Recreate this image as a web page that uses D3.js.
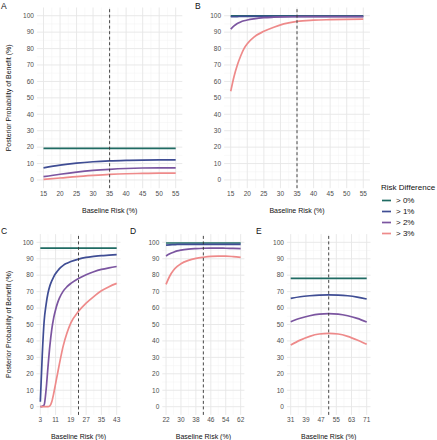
<!DOCTYPE html>
<html><head><meta charset="utf-8">
<script src="https://cdn.jsdelivr.net/npm/d3@7/dist/d3.min.js"></script>
<style>
body{margin:0;background:#fff;}
text{font-family:"Liberation Sans",Arial,sans-serif;}
</style></head>
<body><svg id="c" width="437" height="440"></svg>
<script>
const seriesNames = ["> 0%", "> 1%", "> 2%", "> 3%"];
const seriesColors = ["#1f6b63", "#3f4d94", "#7b55a0", "#ee8a8a"];
const yTicks = [0,10,20,30,40,50,60,70,80,90,100];

// Panel A
const aX  = [15,20,25,30,35,40,45,50,55];
const aP0 = [19.2,19.2,19.2,19.2,19.2,19.2,19.2,19.2,19.2];
const aP1 = [7.4,9.1,10.3,11.1,11.6,11.9,12.1,12.2,12.2];
const aP2 = [2.0,3.5,4.8,5.8,6.5,7.0,7.3,7.4,7.4];
const aP3 = [0.4,1.2,2.1,2.8,3.4,3.8,4.0,4.2,4.2];
const aTicks = [15,20,25,30,35,40,45,50,55];
const aRef = 35;

// Panel B
const bX  = [15,16,17,18,19,20,22,25,28,31,35,40,45,50,55];
const bP0 = [99.9,99.9,99.9,99.9,99.9,99.9,99.9,99.9,99.9,99.9,99.9,99.9,99.9,99.9,99.9];
const bP1 = [99.4,99.5,99.5,99.6,99.6,99.6,99.6,99.6,99.6,99.6,99.6,99.6,99.6,99.6,99.6];
const bP2 = [91.8,93.8,95.2,96.2,96.9,97.4,98.1,98.8,99.1,99.3,99.4,99.5,99.5,99.5,99.5];
const bP3 = [54,63,70,75.5,80,83,87,90.5,93,95,96.6,97.3,97.6,97.8,97.9];
const bTicks = [15,20,25,30,35,40,45,50,55];
const bRef = 35;

// Panel C
const cX  = [3,4,5,6,7,8,9,10,11,12,13,15,17,19,23,27,31,35,39,43];
const cP0 = [96.5,96.5,96.5,96.5,96.5,96.5,96.5,96.5,96.5,96.5,96.5,96.5,96.5,96.5,96.5,96.5,96.5,96.5,96.5,96.5];
const cP1 = [3,31,52,62,69,73.5,76.5,79,81,82.5,84,86,87.3,88.3,89.8,90.8,91.4,91.9,92.2,92.5];
const cP2 = [0,0.2,1,10,24,37,47,54,59,63,66,70.3,73,75,78,80.3,82.1,83.5,84.5,85.3];
const cP3 = [0,0,0,0,0,0.5,3,8,14,20,26,37,45,51,58,63,67,70.5,73,75];
const cTicks = [3,11,19,27,35,43];
const cRef = 23;

// Panel D
const dX  = [22,24,26,28,30,34,38,42,46,50,54,58,62];
const dP0 = [99.6,99.6,99.6,99.6,99.6,99.6,99.6,99.6,99.6,99.6,99.6,99.6,99.6];
const dP1 = [98.3,98.5,98.6,98.7,98.8,98.8,98.8,98.8,98.8,98.8,98.8,98.8,98.8];
const dP2 = [91.7,93,94,94.8,95.3,95.9,96.2,96.4,96.5,96.5,96.4,96.3,96.2];
const dP3 = [74.4,79.5,83,85.3,87,89,90.2,90.9,91.4,91.6,91.6,91.3,90.8];
const dTicks = [22,30,38,46,54,62];
const dRef = 42;

// Panel E
const eX  = [31,36,41,46,51,56,61,66,71];
const eP0 = [78.1,78.1,78.1,78.1,78.1,78.1,78.1,78.1,78.1];
const eP1 = [65.9,66.9,67.5,67.9,68,67.9,67.5,66.7,65.5];
const eP2 = [51.7,53.8,55.3,56.3,56.6,56.3,55.3,53.7,51.5];
const eP3 = [37.5,40.5,42.8,44.2,44.6,44.2,42.8,40.6,38];
const eTicks = [31,39,47,55,63,71];
const eRef = 51;

const svg = d3.select("#c");

const panels = [
  {label:"A", lx:1, ly:9, x:aX, s:[aP0,aP1,aP2,aP3], ticks:aTicks, ref:aRef, step:5, xr:[36.9,182.3], yr:[188.2,7.5], ytitle:true},
  {label:"B", lx:195, ly:9, x:bX, s:[bP0,bP1,bP2,bP3], ticks:bTicks, ref:bRef, step:5, xr:[224.1,369.9], yr:[188.2,7.5], ytitle:false},
  {label:"C", lx:1, ly:234, x:cX, s:[cP0,cP1,cP2,cP3], ticks:cTicks, ref:cRef, step:8, xr:[36.5,120.5], yr:[414.9,234.1], ytitle:true},
  {label:"D", lx:130, ly:234, x:dX, s:[dP0,dP1,dP2,dP3], ticks:dTicks, ref:dRef, step:8, xr:[162.3,244.4], yr:[414.9,234.1], ytitle:false},
  {label:"E", lx:256, ly:234, x:eX, s:[eP0,eP1,eP2,eP3], ticks:eTicks, ref:eRef, step:8, xr:[286.9,370.5], yr:[414.9,234.1], ytitle:false}
];

panels.forEach(p => {
  const lo = p.ticks[0], hi = p.ticks[p.ticks.length-1];
  const pad = (hi-lo)*0.05;
  const x = d3.scaleLinear().domain([lo-pad, hi+pad]).range(p.xr);
  const y = d3.scaleLinear().domain([-5,105]).range(p.yr);
  const g = svg.append("g");
  const xMinor = p.ticks.slice(0,-1).map(t => t + p.step/2);
  const yMinor = yTicks.slice(0,-1).map(t => t + 5);
  g.selectAll(".xm").data(xMinor).join("line")
    .attr("x1", d=>x(d)).attr("x2", d=>x(d)).attr("y1", p.yr[0]).attr("y2", p.yr[1])
    .attr("stroke","#f3f3f3").attr("stroke-width",0.5);
  g.selectAll(".ym").data(yMinor).join("line")
    .attr("y1", d=>y(d)).attr("y2", d=>y(d)).attr("x1", p.xr[0]).attr("x2", p.xr[1])
    .attr("stroke","#f3f3f3").attr("stroke-width",0.5);
  g.selectAll(".xg").data(p.ticks).join("line")
    .attr("x1", d=>x(d)).attr("x2", d=>x(d)).attr("y1", p.yr[0]).attr("y2", p.yr[1])
    .attr("stroke","#e6e6e6").attr("stroke-width",0.9);
  g.selectAll(".yg").data(yTicks).join("line")
    .attr("y1", d=>y(d)).attr("y2", d=>y(d)).attr("x1", p.xr[0]).attr("x2", p.xr[1])
    .attr("stroke","#e6e6e6").attr("stroke-width",0.9);
  g.selectAll(".yt").data(yTicks).join("text")
    .attr("x", p.xr[0]-3).attr("y", d=>y(d)).attr("dy","0.35em")
    .attr("text-anchor","end").attr("font-size",6.5).attr("fill","#4d4d4d").text(d=>d);
  g.selectAll(".xt").data(p.ticks).join("text")
    .attr("x", d=>x(d)).attr("y", p.yr[0]+7.5)
    .attr("text-anchor","middle").attr("font-size",6.5).attr("fill","#4d4d4d").text(d=>d);
  const line = d3.line().curve(d3.curveMonotoneX);
  p.s.forEach((vals, i) => {
    g.append("path").attr("d", line(p.x.map((xv,k)=>[x(xv), y(vals[k])])))
      .attr("fill","none").attr("stroke", seriesColors[i]).attr("stroke-width",1.7);
  });
  g.append("line").attr("x1", x(p.ref)).attr("x2", x(p.ref)).attr("y1", p.yr[0]).attr("y2", p.yr[1])
    .attr("stroke","#333").attr("stroke-width",0.9).attr("stroke-dasharray","3,2.5");
  const cx = (p.xr[0]+p.xr[1])/2;
  g.append("text").attr("x", cx).attr("y", p.yr[0]+24.5).attr("text-anchor","middle")
    .attr("font-size",7).attr("fill","#111").text("Baseline Risk (%)");
  if (p.ytitle) {
    const cy = (p.yr[0]+p.yr[1])/2;
    g.append("text").attr("transform", `translate(11,${cy}) rotate(-90)`).attr("text-anchor","middle")
      .attr("font-size",7).attr("fill","#111").text("Posterior Probability of Benefit (%)");
  }
  svg.append("text").attr("x", p.lx).attr("y", p.ly).attr("font-size",8.5).attr("fill","#111").text(p.label);
});

const lg = svg.append("g");
lg.append("text").attr("x",381).attr("y",190).attr("font-size",8).attr("fill","#111").text("Risk Difference");
seriesNames.forEach((n,i) => {
  const yy = 200.5 + i*11;
  lg.append("line").attr("x1",382).attr("x2",391).attr("y1",yy).attr("y2",yy)
    .attr("stroke",seriesColors[i]).attr("stroke-width",1.7);
  lg.append("text").attr("x",396).attr("y",yy).attr("dy","0.35em").attr("font-size",8).attr("fill","#111").text(n);
});
</script></body></html>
○ ○ ○ ○ ○
■ BRIEF:
Leave the pictures out and reproduce exactly the lines from the top of the listing above through the line with "const yTicks = [0,10,20,30,40,50,60,70,80,90,100];".

■ THE ANSWER:
Recreate this image as a web page that uses D3.js.
<!DOCTYPE html>
<html><head><meta charset="utf-8">
<script src="https://cdn.jsdelivr.net/npm/d3@7/dist/d3.min.js"></script>
<style>
body{margin:0;background:#fff;}
text{font-family:"Liberation Sans",Arial,sans-serif;}
</style></head>
<body><svg id="c" width="437" height="440"></svg>
<script>
const seriesNames = ["> 0%", "> 1%", "> 2%", "> 3%"];
const seriesColors = ["#1f6b63", "#3f4d94", "#7b55a0", "#ee8a8a"];
const yTicks = [0,10,20,30,40,50,60,70,80,90,100];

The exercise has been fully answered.